In short, to curate Indian cultural diversity dialectically is to embrace contradiction as the ground of coherence, to build unity not in spite of difference, but through it. It is to see every language, every custom, every dissenting voice not as a crack in the national edifice, but as an opening in its becoming. Only in this spirit can Indian cultural diversity realize its full ontological potential—not as a slogan, but as a living, pulsating, and revolutionary field of being.

Cultural diversity in India is often romanticized as an eternal inheritance—an innate quality of the land, climate, or temperament of its people. But this view is both ahistorical and depoliticized. Diversity in India is not a passive gift of nature, but the active outcome of centuries of contradictions—struggles over land, language, belief, caste, power, and belonging. It has been shaped through the continuous dialectic of interaction, conflict, negotiation, and synthesis. Every linguistic zone, religious community, or aesthetic form carries within it the sedimented history of encounters and ruptures—between Adivasi and settler, between Sanskritic and Dravidian, between mystic and priest, between colonizer and colonized. Culture in India has grown not through peaceful coexistence alone, but through contestation and recombination, where each contradiction created the possibility for a new mode of being. This is the real ground of Indian plurality—not harmony, but dialectical tension creatively resolved over time.

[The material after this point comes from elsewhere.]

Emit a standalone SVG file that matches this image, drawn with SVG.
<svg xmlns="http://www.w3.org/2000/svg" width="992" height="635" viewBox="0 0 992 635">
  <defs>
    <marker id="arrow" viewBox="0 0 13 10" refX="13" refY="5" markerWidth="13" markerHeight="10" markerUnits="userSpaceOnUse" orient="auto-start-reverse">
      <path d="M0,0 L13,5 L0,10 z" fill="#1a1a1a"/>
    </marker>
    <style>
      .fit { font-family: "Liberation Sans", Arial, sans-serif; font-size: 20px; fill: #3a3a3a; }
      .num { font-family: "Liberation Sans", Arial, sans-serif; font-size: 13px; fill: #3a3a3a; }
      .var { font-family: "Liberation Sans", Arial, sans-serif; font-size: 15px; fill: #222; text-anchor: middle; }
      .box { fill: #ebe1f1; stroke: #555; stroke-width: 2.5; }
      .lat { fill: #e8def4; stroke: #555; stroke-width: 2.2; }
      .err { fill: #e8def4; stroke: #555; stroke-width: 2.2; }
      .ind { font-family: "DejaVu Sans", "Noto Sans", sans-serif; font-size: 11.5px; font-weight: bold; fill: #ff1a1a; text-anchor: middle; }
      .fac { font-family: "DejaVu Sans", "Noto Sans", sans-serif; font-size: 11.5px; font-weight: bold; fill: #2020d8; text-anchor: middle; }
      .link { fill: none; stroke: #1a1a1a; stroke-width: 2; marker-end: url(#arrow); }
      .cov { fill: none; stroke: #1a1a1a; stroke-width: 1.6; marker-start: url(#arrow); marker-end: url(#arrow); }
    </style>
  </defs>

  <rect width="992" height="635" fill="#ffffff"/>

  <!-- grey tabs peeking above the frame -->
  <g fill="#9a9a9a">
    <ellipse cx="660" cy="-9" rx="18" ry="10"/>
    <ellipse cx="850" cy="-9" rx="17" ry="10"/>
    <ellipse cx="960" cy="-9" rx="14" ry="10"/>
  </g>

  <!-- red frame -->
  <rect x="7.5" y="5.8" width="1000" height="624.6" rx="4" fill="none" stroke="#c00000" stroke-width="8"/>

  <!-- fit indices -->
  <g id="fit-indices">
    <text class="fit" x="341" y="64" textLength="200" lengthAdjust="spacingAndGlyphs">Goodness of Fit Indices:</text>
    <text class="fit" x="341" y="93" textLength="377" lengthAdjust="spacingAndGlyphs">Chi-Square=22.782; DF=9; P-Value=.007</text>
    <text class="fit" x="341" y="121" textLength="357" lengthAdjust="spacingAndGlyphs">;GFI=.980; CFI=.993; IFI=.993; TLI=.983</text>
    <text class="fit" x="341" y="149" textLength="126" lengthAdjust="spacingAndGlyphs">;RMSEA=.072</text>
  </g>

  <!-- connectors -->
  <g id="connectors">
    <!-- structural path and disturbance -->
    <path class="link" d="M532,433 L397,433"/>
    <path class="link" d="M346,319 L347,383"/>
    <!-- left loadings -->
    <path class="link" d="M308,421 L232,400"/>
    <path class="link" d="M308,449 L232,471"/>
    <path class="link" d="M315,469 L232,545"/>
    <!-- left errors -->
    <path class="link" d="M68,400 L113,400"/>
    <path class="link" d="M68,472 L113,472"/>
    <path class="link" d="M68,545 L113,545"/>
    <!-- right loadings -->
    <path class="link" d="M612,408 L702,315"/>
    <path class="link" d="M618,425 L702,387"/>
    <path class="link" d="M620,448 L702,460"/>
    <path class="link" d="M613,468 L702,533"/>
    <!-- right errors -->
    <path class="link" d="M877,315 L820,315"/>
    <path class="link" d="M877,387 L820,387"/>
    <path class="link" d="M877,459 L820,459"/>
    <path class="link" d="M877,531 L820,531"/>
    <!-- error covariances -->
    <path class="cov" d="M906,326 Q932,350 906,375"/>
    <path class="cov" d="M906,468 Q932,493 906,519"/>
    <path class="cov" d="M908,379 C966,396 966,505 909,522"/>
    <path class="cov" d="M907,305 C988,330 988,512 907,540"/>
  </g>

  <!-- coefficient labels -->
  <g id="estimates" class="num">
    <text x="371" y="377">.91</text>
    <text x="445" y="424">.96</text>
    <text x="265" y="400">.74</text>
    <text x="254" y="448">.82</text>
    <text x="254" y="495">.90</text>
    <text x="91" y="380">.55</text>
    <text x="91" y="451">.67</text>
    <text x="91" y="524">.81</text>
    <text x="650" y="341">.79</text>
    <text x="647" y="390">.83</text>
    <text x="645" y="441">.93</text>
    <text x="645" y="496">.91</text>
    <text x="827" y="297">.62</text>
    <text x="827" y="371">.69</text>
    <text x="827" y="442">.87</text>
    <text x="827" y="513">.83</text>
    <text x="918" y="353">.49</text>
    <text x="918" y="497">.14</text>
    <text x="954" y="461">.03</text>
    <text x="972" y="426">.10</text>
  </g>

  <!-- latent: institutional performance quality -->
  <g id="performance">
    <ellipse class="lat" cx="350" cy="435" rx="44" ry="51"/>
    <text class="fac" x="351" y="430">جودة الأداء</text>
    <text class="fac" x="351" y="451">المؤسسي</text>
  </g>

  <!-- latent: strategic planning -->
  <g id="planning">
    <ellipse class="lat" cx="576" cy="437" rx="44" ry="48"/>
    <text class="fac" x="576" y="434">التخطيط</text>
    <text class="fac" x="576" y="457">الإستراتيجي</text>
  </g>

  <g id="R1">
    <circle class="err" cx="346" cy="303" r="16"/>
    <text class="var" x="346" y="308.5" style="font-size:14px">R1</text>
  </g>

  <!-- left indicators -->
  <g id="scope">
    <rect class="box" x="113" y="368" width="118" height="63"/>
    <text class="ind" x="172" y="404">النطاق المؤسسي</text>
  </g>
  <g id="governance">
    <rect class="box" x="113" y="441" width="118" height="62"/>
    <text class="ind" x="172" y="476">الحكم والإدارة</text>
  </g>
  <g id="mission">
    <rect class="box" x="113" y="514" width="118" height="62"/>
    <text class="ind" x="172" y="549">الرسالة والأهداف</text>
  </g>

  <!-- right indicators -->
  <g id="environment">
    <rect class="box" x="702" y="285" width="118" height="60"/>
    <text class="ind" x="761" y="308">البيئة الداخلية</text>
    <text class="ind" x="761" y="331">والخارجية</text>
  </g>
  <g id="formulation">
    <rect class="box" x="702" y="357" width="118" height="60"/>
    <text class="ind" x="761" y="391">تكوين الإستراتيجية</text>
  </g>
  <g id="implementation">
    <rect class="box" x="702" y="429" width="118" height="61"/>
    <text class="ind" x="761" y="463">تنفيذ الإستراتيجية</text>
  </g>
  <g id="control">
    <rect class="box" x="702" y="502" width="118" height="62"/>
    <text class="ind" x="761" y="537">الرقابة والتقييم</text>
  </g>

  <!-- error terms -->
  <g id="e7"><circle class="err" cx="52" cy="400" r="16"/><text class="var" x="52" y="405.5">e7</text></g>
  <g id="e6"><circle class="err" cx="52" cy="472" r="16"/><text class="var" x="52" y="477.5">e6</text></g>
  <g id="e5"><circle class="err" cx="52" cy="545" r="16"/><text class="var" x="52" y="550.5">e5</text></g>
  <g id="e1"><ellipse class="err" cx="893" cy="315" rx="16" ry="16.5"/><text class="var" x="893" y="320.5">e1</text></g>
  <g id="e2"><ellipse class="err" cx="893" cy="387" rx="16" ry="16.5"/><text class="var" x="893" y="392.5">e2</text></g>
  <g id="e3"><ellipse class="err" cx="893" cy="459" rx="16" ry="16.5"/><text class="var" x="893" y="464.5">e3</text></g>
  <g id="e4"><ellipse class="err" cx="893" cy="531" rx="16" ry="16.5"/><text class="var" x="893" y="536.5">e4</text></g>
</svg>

Seen through the lens of Quantum Dialectics, this diversity is not a static catalogue of customs or communities, but a living ontology—a dynamic, self-reorganizing field of difference-in-motion. It is not “unity in diversity” as a frozen slogan, but plurality as pulsation—a rhythm of contradictions that do not cancel one another but generate new forms of coherence through their interaction. In this view, Indian culture is never complete, never fully resolved—it is always in flux, always open to new meanings, always on the edge of reinvention. It is this incompleteness that gives Indian cultural life its resilience, adaptability, and ontological richness. A society that refuses to be reduced to a singular identity, a single past, or a closed future is one that remains alive in the truest philosophical sense.

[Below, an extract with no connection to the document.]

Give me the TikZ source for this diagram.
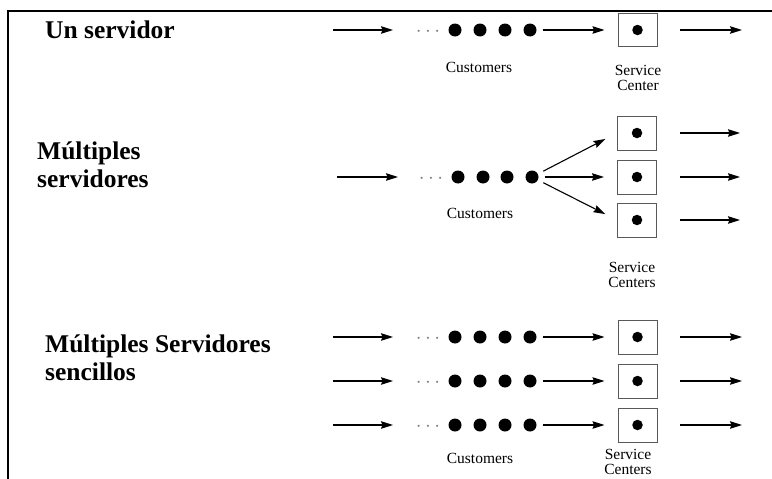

The task before us, then, is not to freeze this cultural dynamism into museumized traditions or to exploit it for instrumental political gain—as both liberal multiculturalism and right-wing nationalism often do. Traditions are turned into tourist attractions, festivals into commodities, and identities into electoral demographics. Such practices transform living culture into dead symbols, useful for spectacle but incapable of thought or transformation. To keep the pulse of plurality alive, we must embrace its dialectical motion—its internal contradictions, evolving forms, and emergent possibilities. We must allow culture to breathe, collide, and mutate—to be a space where difference is not managed but lived, where memory is not sacred but contested, and where the future is not inherited but created.

To do this is not merely to defend culture as heritage. It is to participate in culture as becoming. It is to see ourselves not as passive inheritors of a glorious past, but as co-creators of an open horizon—each act of speech, protest, ritual, art, and resistance becoming a pulse in the larger field of cultural evolution. We do not preserve culture by freezing it—we preserve it by transforming it in fidelity to its contradictions.

Let India, then, not be imagined as a mosaic of frozen tiles, each labeled and displayed in a nationalist museum of diversity. Let it be a field of resonant waveforms—a quantum space of interwoven difference, vibrating with past and future possibilities. Let culture be not just heritage—a backward glance at what was—but also horizon—a forward gaze toward what can be. And let plurality not be tolerated as a concession from the powerful, but dialectically lived as the essential condition of freedom, creativity, and truth. In such a society, culture is not what divides us—it is what enables us to become more than what we are.